Bruno Schleinstein, untitled, undated, mixed media on paper, 42 x 30 cm |
Bruno Schleinstein
Warten ist der Tod
July 18 – August 22, 2020
Opening July 17th, 6 - 9pm
July 18 – August 22, 2020
Opening July 17th, 6 - 9pm
“What must the itinerant traveller think when he dreams he’s home again – and is awoken by a song from his own country only to see that he’s in a foreign land.” (Bruno Schleinstein)
Bruno Schleinstein is born in 1932 in Berlin, the youngest of three illegitimate children. Unable to cope with the responsibility of raising her young child, his mother gives him over to the custody of a children’s home when he is just three years old. He lives there for the following six years. As a so-called Reichsausschusskind (a designation for mentally and physically disabled children deemed “unworthy of life” under the NS euthanasia programme), he is transferred to the Wiesengrund educational facility at the Bonhoeffer Nerve Clinic in Berlin in 1941. Doctors employed at Wiesengrund are by this time already performing medical experiments on the children that often end in the latter’s deaths. There is no record of whether any such experiments were performed on Schleinstein himself. What is certain, however, is that he can describe the operations carried out on the children there in detail.
Schleinstein remains locked up even after the war’s end. Following several unsuccessful escape attempts, he is transferred to a psychiatric hospital for children in 1947, justified on the grounds of his “obdurate tendency for escape.” In 1955, he finally succeeds in escaping from the facility and travels to Baden-Baden. He returns to Berlin in 1963 and finds a job at the Borsig-Werken, where he remains employed until his retirement.
An advertising display board for the company Asbach Uralt featuring a Moritaten (street ballad) singer gives Schleinstein the idea of taking up the profession himself. From this point on he spends his weekends wandering the city’s rear courtyards, where he performs music with an accordion and glockenspiel. He also illustrates his songs with his own painted display boards. An employee of the Akademie der Künste becomes aware of Schleinstein and invites him to participate in a Moritaten festival being held there. Schleinstein makes his first record, through which the filmmaker Lutz Eichholz becomes aware of the singer. This leads to his first film: 1966’s Bruno the Black.
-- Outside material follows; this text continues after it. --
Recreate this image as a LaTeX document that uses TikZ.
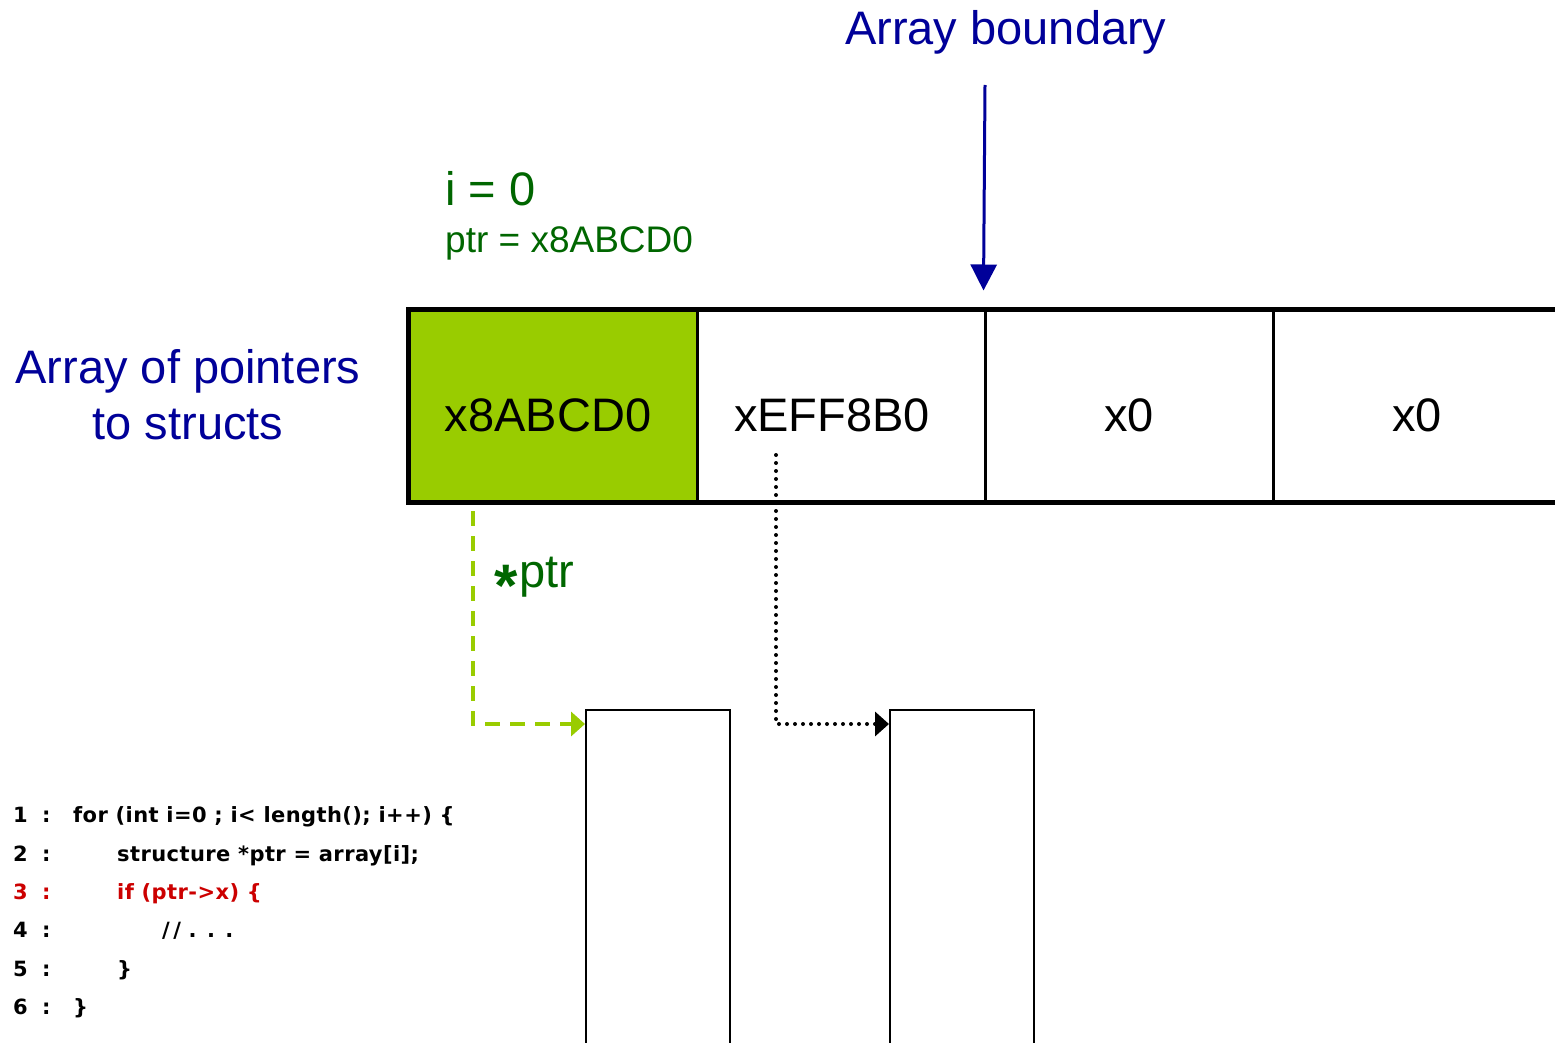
\documentclass[tikz,border=0pt]{standalone}
\usepackage{fontspec}
\setmainfont{Liberation Sans}
\newfontfamily\codefont{DejaVu Sans}[LetterSpace=2]
\usetikzlibrary{arrows.meta}
\definecolor{dblue}{HTML}{000099}
\definecolor{dgreen}{HTML}{006600}
\definecolor{lgreen}{HTML}{99CC00}
\definecolor{cred}{HTML}{CC0000}
\begin{document}
\begin{tikzpicture}[x=1pt,y=-1pt,
  cell/.style={draw=black,line width=3pt,minimum width=288pt,minimum height=191pt,inner sep=0pt},
  celltext/.style={anchor=base,font=\fontsize{47}{56}\selectfont,inner sep=0pt},
  bigtext/.style={font=\fontsize{47}{56}\selectfont,inner sep=0pt},
  codeline/.style={anchor=base west,font=\codefont\bfseries\fontsize{21}{24}\selectfont,inner sep=0pt},
  structbox/.style={draw=black,line width=2pt,minimum width=144pt,minimum height=400pt,inner sep=0pt,anchor=north west},
  barrow/.style={draw=dblue,line width=3pt,-{Triangle[length=26pt,width=26pt]}},
  gdash/.style={draw=lgreen,line width=3.5pt,dash pattern=on 15pt off 10pt,-{Triangle[length=14pt,width=24pt]}},
  bdot/.style={draw=black,line width=4pt,line cap=round,dash pattern=on 0pt off 8pt,-{Triangle[length=14pt,width=24pt]}}
]
\useasboundingbox (0,0) rectangle (1555,1043);
\clip (0,0) rectangle (1555,1043);
\fill[white] (0,0) rectangle (1555,1043);

% array cells
\node[cell,fill=lgreen] (c1) at (553,405.5) {};
\node[cell] (c2) at (841,405.5) {};
\node[cell] (c3) at (1129,405.5) {};
\node[cell] (c4) at (1417,405.5) {};
\draw[line width=4pt] (c1.north west) rectangle (c4.south east);

\node[celltext] (t1) at (548,431) {x8ABCD0};
\node[celltext] (t2) at (832,431) {xEFF8B0};
\node[celltext] (t3) at (1129,431) {x0};
\node[celltext] (t4) at (1417,431) {x0};

% labels
\node[bigtext,text=dblue,anchor=base west] (ab) at (845,45) {Array boundary};
\node[bigtext,text=dblue,align=center,anchor=base] (aop) at (188,439) {Array of pointers\\to structs};
\node[bigtext,text=dgreen,anchor=base west] (iz) at (445,206) {i = 0};
\node[font=\fontsize{37}{44}\selectfont,text=dgreen,anchor=base west,inner sep=0pt] (pv) at (445,252) {ptr = x8ABCD0};
\node[bigtext,text=dgreen,anchor=base west] (sp) at (494,587) {{\bfseries\raisebox{-19pt}{\fontsize{60}{64}\selectfont *}}\kern2pt ptr};

% struct boxes
\node[structbox] (b1) at (585,709) {};
\node[structbox] (b2) at (889,709) {};

% connectors
\coordinate (btop) at (985,85);
\draw[barrow] (btop) -- ([yshift=18pt]c3.north west);
\coordinate (g0) at (473,511);
\draw[gdash] (g0) |- ([yshift=-15pt]b1.north west);
\coordinate (d0) at (776,455);
\draw[bdot] (d0) |- ([yshift=-15pt]b2.north west);

% code
\node[codeline] (n1) at (13,822) {1};
\node[codeline] (n2) at (13,861) {2};
\node[codeline,text=cred] (n3) at (13,899) {3};
\node[codeline] (n4) at (13,937) {4};
\node[codeline] (n5) at (13,976) {5};
\node[codeline] (n6) at (13,1014) {6};
\foreach \yy/\cc in {822/black,861/black,899/cred,937/black,976/black,1014/black}
  \node[codeline,text=\cc] at (42,\yy) {:};
\node[codeline] (l1) at (73,822) {for (int i=0 ; i< length(); i++) \{};
\node[codeline] (l2) at (117,861) {structure *ptr = array[i];};
\node[codeline,text=cred] (l3) at (117,899) {if (ptr->x) \{};
\node[codeline] (l4) at (162,937) {/\,/ . . .};
\node[codeline] (l5) at (117,976) {\}};
\node[codeline] (l6) at (73,1014) {\}};
\end{tikzpicture}
\end{document}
In 1973, Werner Herzog, who has just finished writing the script for his film The Enigma of Kaspar Hauser and is seeking to cast the lead role of Hauser himself, sees Eichholz’s film during a screening by the German public broadcaster ARD. Herzog is fascinated by Schleinstein’s authentic and unaffected personality and contacts the artist, subsequently casting him in the lead role under the stage name Bruno S. The film is screened as a German contribution to the 1975 Cannes Film Festival and is awarded the Grand Prix by the jury. In 1977, Bruno S. again plays the lead role in Herzog’s film Stroszek – a role written especially for him by the director. Bruno Schleinstein becomes a global star. Despite this, he continues to work as a forklift operator during the week and to spend his weekends playing music in courtyards. He draws and paints continuously. The first exhibition of Schleinstein’s pictures takes place in a Berlin bar in 1983, with his first gallery exhibition following a year later at endart gallery in the Berlin district of Kreuzberg. Delmes & Zander exhibits Schleinstein’s paintings and drawings from the late 1990s on. They are shown with great success at international art fairs and in both solo and group exhibitions. It is his fellow artists that are most fascinated with the authenticity and directness of his work, however. As an autodidact who taught himself to play music, to draw and to paint, and who always strove to perfect his technique, Schleinstein serves as an inspiration to them. And so it is above all artists, photographers, filmmakers and musicians that come to play a role in Schleinstein’s life and allow him to operate as an artist amongst other artists. Bruno Schleinstein dies in Berlin in 2010.
A monograph of Bruno Schleinstein’s work, edited by Susanne Zander and Nicole Delmes, was published in early 2020, offering a view of his multifaceted artistic output.